_SET PROBLEM_. Your job is to retype all of the data word for word, leaving every image out.

_DATA BLOCK_.
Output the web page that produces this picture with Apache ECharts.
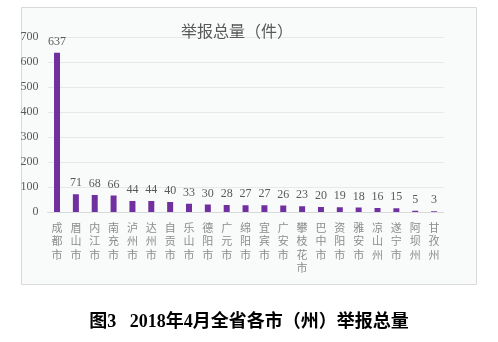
<!DOCTYPE html>
<html><head><meta charset="utf-8">
<script src="https://cdn.jsdelivr.net/npm/echarts@6/dist/echarts.min.js"></script>
<style>html,body{margin:0;padding:0;background:#fff;}#c{width:498px;height:342px;}</style>
</head><body><div id="c"></div>
<script>
const categories = ['成都市','眉山市','内江市','南充市','泸州市','达州市','自贡市','乐山市','德阳市','广元市','绵阳市','宜宾市','广安市','攀枝花市','巴中市','资阳市','雅安市','凉山州','遂宁市','阿坝州','甘孜州'];
const values = [637,71,68,66,44,44,40,33,30,28,27,27,26,23,20,19,18,16,15,5,3];
const yTicks = [0,100,200,300,400,500,600,700];
const chartTitle = '举报总量（件）';
const caption = '图3   2018年4月全省各市（州）举报总量';

const chart = echarts.init(document.getElementById('c'));
chart.setOption({
  animation:false,
  backgroundColor:'#fff',
  graphic:[
    {type:'rect', z:-10, shape:{x:21.5,y:7.5,width:455,height:277}, style:{fill:'#F8FBF9', stroke:'#D9D9D9', lineWidth:1}},
    {type:'text', x:249, y:322, style:{text:caption, align:'center', verticalAlign:'middle', font:'bold 18px "Liberation Serif","Noto Sans CJK SC"', fill:'#000'}}
  ],
  title:{text:chartTitle, left:232, textAlign:'center', top:18, textStyle:{fontSize:16, fontWeight:'normal', color:'#595959', fontFamily:'"Noto Sans CJK SC"'}},
  grid:{left:47.6, right:54.5, top:37, bottom:130},
  xAxis:{type:'category', data:categories,
    axisLine:{lineStyle:{color:'#D9D9D9'}}, axisTick:{show:false},
    axisLabel:{interval:0, margin:9, color:'#8C8C8C', fontSize:11, lineHeight:13.5, fontFamily:'"Noto Sans CJK SC"',
      formatter:v=>v.split('').join('\n')}},
  yAxis:{type:'value', min:yTicks[0], max:yTicks[yTicks.length-1], interval:100,
    axisLine:{show:false}, axisTick:{show:false},
    splitLine:{lineStyle:{color:'#E6E9E7'}},
    axisLabel:{color:'#595959', fontSize:12, margin:9, fontFamily:'"Liberation Serif"'}},
  series:[{type:'bar', data:values, barWidth:6, itemStyle:{color:'#7030A0'},
    label:{show:true, position:'top', distance:5, color:'#595959', fontSize:12, fontFamily:'"Liberation Serif"'}}]
});
</script></body></html>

_CORRECT RESPONSE_.
Output the web page that produces this picture with Apache ECharts.
<!DOCTYPE html>
<html><head><meta charset="utf-8">
<script src="https://cdn.jsdelivr.net/npm/echarts@6/dist/echarts.min.js"></script>
<style>html,body{margin:0;padding:0;background:#fff;}#c{width:498px;height:342px;}</style>
</head><body><div id="c"></div>
<script>
const categories = ['成都市','眉山市','内江市','南充市','泸州市','达州市','自贡市','乐山市','德阳市','广元市','绵阳市','宜宾市','广安市','攀枝花市','巴中市','资阳市','雅安市','凉山州','遂宁市','阿坝州','甘孜州'];
const values = [637,71,68,66,44,44,40,33,30,28,27,27,26,23,20,19,18,16,15,5,3];
const yTicks = [0,100,200,300,400,500,600,700];
const chartTitle = '举报总量（件）';
const caption = '图3   2018年4月全省各市（州）举报总量';

const chart = echarts.init(document.getElementById('c'));
chart.setOption({
  animation:false,
  backgroundColor:'#fff',
  graphic:[
    {type:'rect', z:-10, shape:{x:21.5,y:7.5,width:455,height:277}, style:{fill:'#F8FBF9', stroke:'#D9D9D9', lineWidth:1}},
    {type:'text', x:249, y:322, style:{text:caption, align:'center', verticalAlign:'middle', font:'bold 18px "Liberation Serif","Noto Sans CJK SC"', fill:'#000'}}
  ],
  title:{text:chartTitle, left:232, textAlign:'center', top:18, textStyle:{fontSize:16, fontWeight:'normal', color:'#595959', fontFamily:'"Noto Sans CJK SC"'}},
  grid:{left:47.6, right:54.5, top:37, bottom:130},
  xAxis:{type:'category', data:categories,
    axisLine:{lineStyle:{color:'#D9D9D9'}}, axisTick:{show:false},
    axisLabel:{interval:0, margin:9, color:'#8C8C8C', fontSize:11, lineHeight:13.5, fontFamily:'"Noto Sans CJK SC"',
      formatter:v=>v.split('').join('\n')}},
  yAxis:{type:'value', min:yTicks[0], max:yTicks[yTicks.length-1], interval:100,
    axisLine:{show:false}, axisTick:{show:false},
    splitLine:{lineStyle:{color:'#E6E9E7'}},
    axisLabel:{color:'#595959', fontSize:12, margin:9, fontFamily:'"Liberation Serif"'}},
  series:[{type:'bar', data:values, barWidth:6, itemStyle:{color:'#7030A0'},
    label:{show:true, position:'top', distance:5, color:'#595959', fontSize:12, fontFamily:'"Liberation Serif"'}}]
});
</script></body></html>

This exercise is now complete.